▸ **What you will do**
Nothing but the lines from the top of the data to the line holding "0.061, 0.061, 0.057];" should be printed, word for word and both ends included; leave the pictures out.

▸ **Available data**
** BEGIN **
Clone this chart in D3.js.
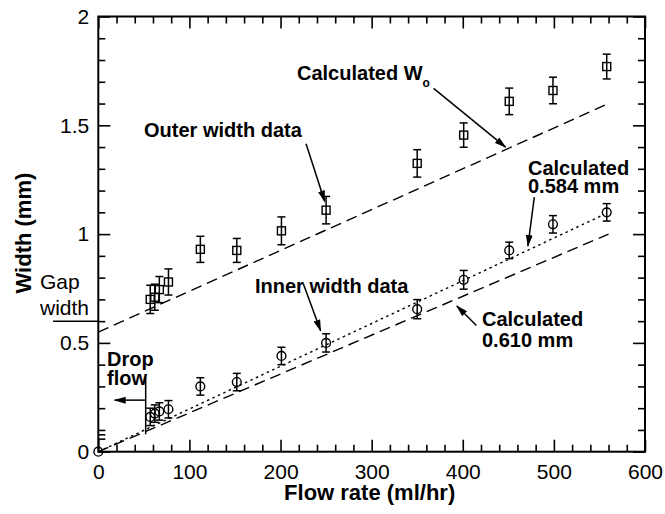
<!DOCTYPE html>
<html>
<head>
<meta charset="utf-8">
<script src="https://cdn.jsdelivr.net/npm/d3@7"></script>
<style>
  body { margin: 0; background: #fff; }
  svg { display: block; font-family: Helvetica, Arial, "Liberation Sans", sans-serif; }
</style>
</head>
<body>
<svg id="chart" width="665" height="514"></svg>
<script>
// Data
var outerFlow = [57, 62, 67, 77, 112, 152, 201, 250, 350, 401, 451, 499, 558];
var outerWidth = [0.70, 0.71, 0.745, 0.78, 0.93, 0.925, 1.015, 1.11, 1.325, 1.455, 1.61, 1.66, 1.77];
var outerErr = [0.065, 0.06, 0.06, 0.06, 0.06, 0.055, 0.064, 0.063, 0.063, 0.056, 0.061, 0.061, 0.057];

var innerFlow = [0, 57, 62, 67, 77, 112, 152, 201, 250, 350, 401, 451, 499, 558];
var innerWidth = [0, 0.16, 0.175, 0.185, 0.195, 0.30, 0.32, 0.44, 0.50, 0.655, 0.79, 0.925, 1.045, 1.10];
var innerErr = [0, 0.04, 0.04, 0.04, 0.04, 0.04, 0.04, 0.04, 0.042, 0.044, 0.043, 0.038, 0.04, 0.04];

// calculated lines (flow, width) end points
var calcWo = [[0, 0.55], [560, 1.6]];
var calc610 = [[0, 0], [560, 1.0]];
var calc584 = [[0, 0], [555, 1.09]];

var xMajor = [0, 100, 200, 300, 400, 500, 600];
var xMinor = d3.range(20, 600, 20).filter(d => d % 100 !== 0);
var yMajor = [0, 0.5, 1, 1.5, 2];
var yMinor = [0.1, 0.2, 0.3, 0.4, 0.6, 0.7, 0.8, 0.9, 1.1, 1.2, 1.3, 1.4, 1.6, 1.7, 1.8, 1.9];
var yExtra = [0.06, 0.08];

var gapWidth = 0.6;
var dropFlow = 52;

var svg = d3.select("#chart");

var x = d3.scaleLinear().domain([0, 600]).range([98.3, 645]);
var y = d3.scaleLinear().domain([0, 2]).range([451.7, 16.5]);

// arrow marker
svg.append("defs").append("marker")
    .attr("id", "arrow")
    .attr("markerUnits", "userSpaceOnUse")
    .attr("markerWidth", 12).attr("markerHeight", 8)
    .attr("refX", 11).attr("refY", 4)
    .attr("orient", "auto")
    .append("path")
    .attr("d", "M0,0.5 L12,4 L0,7.5 z")
    .attr("fill", "#000");

// axes with inward ticks
function styleAxis(g) {
    g.select(".domain").remove();
    g.selectAll(".tick line").attr("stroke", "#000").attr("stroke-width", 1.6);
    g.selectAll("text").attr("fill", "#000").style("font-size", "21px");
}

var h = y(0), w = x(600);

svg.append("g").attr("transform", "translate(0," + h + ")")
    .call(d3.axisBottom(x).tickValues(xMajor).tickSize(-12).tickPadding(12).tickFormat(d3.format("d")))
    .call(styleAxis);
svg.append("g").attr("transform", "translate(0," + h + ")")
    .call(d3.axisBottom(x).tickValues(xMinor).tickSize(-7).tickFormat(""))
    .call(styleAxis);
svg.append("g").attr("transform", "translate(0," + y(2) + ")")
    .call(d3.axisTop(x).tickValues(xMajor).tickSize(-12).tickFormat(""))
    .call(styleAxis);
svg.append("g").attr("transform", "translate(0," + y(2) + ")")
    .call(d3.axisTop(x).tickValues(xMinor).tickSize(-7).tickFormat(""))
    .call(styleAxis);

svg.append("g").attr("transform", "translate(" + x(0) + ",0)")
    .call(d3.axisLeft(y).tickValues(yMajor).tickSize(-12).tickPadding(9).tickFormat(d => d))
    .call(styleAxis);
svg.append("g").attr("transform", "translate(" + x(0) + ",0)")
    .call(d3.axisLeft(y).tickValues(yMinor.concat(yExtra)).tickSize(-7).tickFormat(""))
    .call(styleAxis);
svg.append("g").attr("transform", "translate(" + w + ",0)")
    .call(d3.axisRight(y).tickValues(yMajor).tickSize(-12).tickFormat(""))
    .call(styleAxis);
svg.append("g").attr("transform", "translate(" + w + ",0)")
    .call(d3.axisRight(y).tickValues(yMinor).tickSize(-7).tickFormat(""))
    .call(styleAxis);

// frame
svg.append("rect")
    .attr("x", x(0)).attr("y", y(2))
    .attr("width", x(600) - x(0)).attr("height", y(0) - y(2))
    .attr("fill", "none").attr("stroke", "#000").attr("stroke-width", 2);

// calculated lines
var line = d3.line().x(d => x(d[0])).y(d => y(d[1]));
svg.append("path").datum(calcWo).attr("d", line)
    .attr("fill", "none").attr("stroke", "#000").attr("stroke-width", 1.4).attr("stroke-dasharray", "11,6");
svg.append("path").datum(calc610).attr("d", line)
    .attr("fill", "none").attr("stroke", "#000").attr("stroke-width", 1.4).attr("stroke-dasharray", "11,6");
svg.append("path").datum(calc584).attr("d", line)
    .attr("fill", "none").attr("stroke", "#000").attr("stroke-width", 1.4).attr("stroke-dasharray", "2.5,3.5");

// error bars
function errorBars(flow, val, err) {
    var data = flow.map((f, i) => ({ f: f, v: val[i], e: err[i] })).filter(d => d.e > 0);
    var g = svg.append("g").attr("stroke", "#000").attr("stroke-width", 1.5);
    g.selectAll(".eb").data(data).enter().append("line")
        .attr("x1", d => x(d.f)).attr("x2", d => x(d.f))
        .attr("y1", d => y(d.v - d.e)).attr("y2", d => y(d.v + d.e));
    g.selectAll(".ct").data(data).enter().append("line")
        .attr("x1", d => x(d.f) - 4).attr("x2", d => x(d.f) + 4)
        .attr("y1", d => y(d.v + d.e)).attr("y2", d => y(d.v + d.e));
    g.selectAll(".cb").data(data).enter().append("line")
        .attr("x1", d => x(d.f) - 4).attr("x2", d => x(d.f) + 4)
        .attr("y1", d => y(d.v - d.e)).attr("y2", d => y(d.v - d.e));
}
errorBars(outerFlow, outerWidth, outerErr);
errorBars(innerFlow, innerWidth, innerErr);

// outer squares
svg.selectAll(".sq")
    .data(outerFlow.map((f, i) => [f, outerWidth[i]]))
    .enter().append("rect")
    .attr("x", d => x(d[0]) - 4).attr("y", d => y(d[1]) - 4)
    .attr("width", 8).attr("height", 8)
    .attr("fill", "none").attr("stroke", "#000").attr("stroke-width", 1.4);

// inner circles
svg.selectAll(".ci")
    .data(innerFlow.map((f, i) => [f, innerWidth[i]]))
    .enter().append("circle")
    .attr("cx", d => x(d[0])).attr("cy", d => y(d[1]))
    .attr("r", 4.4)
    .attr("fill", "none").attr("stroke", "#000").attr("stroke-width", 1.4);

// annotations
function arrow(from, to) {
    svg.append("line")
        .attr("x1", x(from[0])).attr("y1", y(from[1]))
        .attr("x2", x(to[0])).attr("y2", y(to[1]))
        .attr("stroke", "#000").attr("stroke-width", 1.5)
        .attr("marker-end", "url(#arrow)");
}
function label(tx, ty, str, bold) {
    return svg.append("text").attr("x", tx).attr("y", ty)
        .style("font-size", bold ? "20px" : "21px")
        .style("font-weight", bold ? "bold" : "normal")
        .text(str);
}

var wo = label(297, 80, "Calculated W", true);
wo.append("tspan").attr("dy", 7).style("font-size", "12px").text("o");
arrow([368, 1.67], [447, 1.40]);

label(144, 137, "Outer width data", true);
arrow([228, 1.415], [248.5, 1.15]);

label(528, 175, "Calculated", true);
label(528, 193, "0.584 mm", true);
arrow([478.5, 1.17], [471.5, 0.945]);

label(255, 293, "Inner width data", true);
arrow([225, 0.772], [244, 0.556]);

label(482, 326, "Calculated", true);
label(482, 347, "0.610 mm", true);
arrow([415, 0.58], [393.5, 0.67]);

// gap width
label(40, 289, "Gap", false);
label(40, 315, "width", false);
svg.append("line")
    .attr("x1", 53).attr("x2", x(0))
    .attr("y1", y(gapWidth)).attr("y2", y(gapWidth))
    .attr("stroke", "#000").attr("stroke-width", 1.5);

// drop flow
label(107, 366, "Drop", true);
label(107, 385, "flow", true);
svg.append("line")
    .attr("x1", x(dropFlow)).attr("x2", x(dropFlow))
    .attr("y1", y(0.345)).attr("y2", y(0.08))
    .attr("stroke", "#000").attr("stroke-width", 1.5);
arrow([dropFlow, 0.237], [18, 0.237]);

// axis titles
svg.append("text")
    .attr("x", (x(0) + x(600)) / 2 - 2).attr("y", 500)
    .attr("text-anchor", "middle")
    .style("font-size", "22px").style("font-weight", "bold")
    .text("Flow rate (ml/hr)");

svg.append("text")
    .attr("transform", "translate(31," + (y(1) - 1) + ") rotate(-90)")
    .attr("text-anchor", "middle")
    .style("font-size", "22px").style("font-weight", "bold")
    .text("Width (mm)");
</script>
</body>
</html>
** END **
▸ **Written answer**
Clone this chart in D3.js.
<!DOCTYPE html>
<html>
<head>
<meta charset="utf-8">
<script src="https://cdn.jsdelivr.net/npm/d3@7"></script>
<style>
  body { margin: 0; background: #fff; }
  svg { display: block; font-family: Helvetica, Arial, "Liberation Sans", sans-serif; }
</style>
</head>
<body>
<svg id="chart" width="665" height="514"></svg>
<script>
// Data
var outerFlow = [57, 62, 67, 77, 112, 152, 201, 250, 350, 401, 451, 499, 558];
var outerWidth = [0.70, 0.71, 0.745, 0.78, 0.93, 0.925, 1.015, 1.11, 1.325, 1.455, 1.61, 1.66, 1.77];
var outerErr = [0.065, 0.06, 0.06, 0.06, 0.06, 0.055, 0.064, 0.063, 0.063, 0.056, 0.061, 0.061, 0.057];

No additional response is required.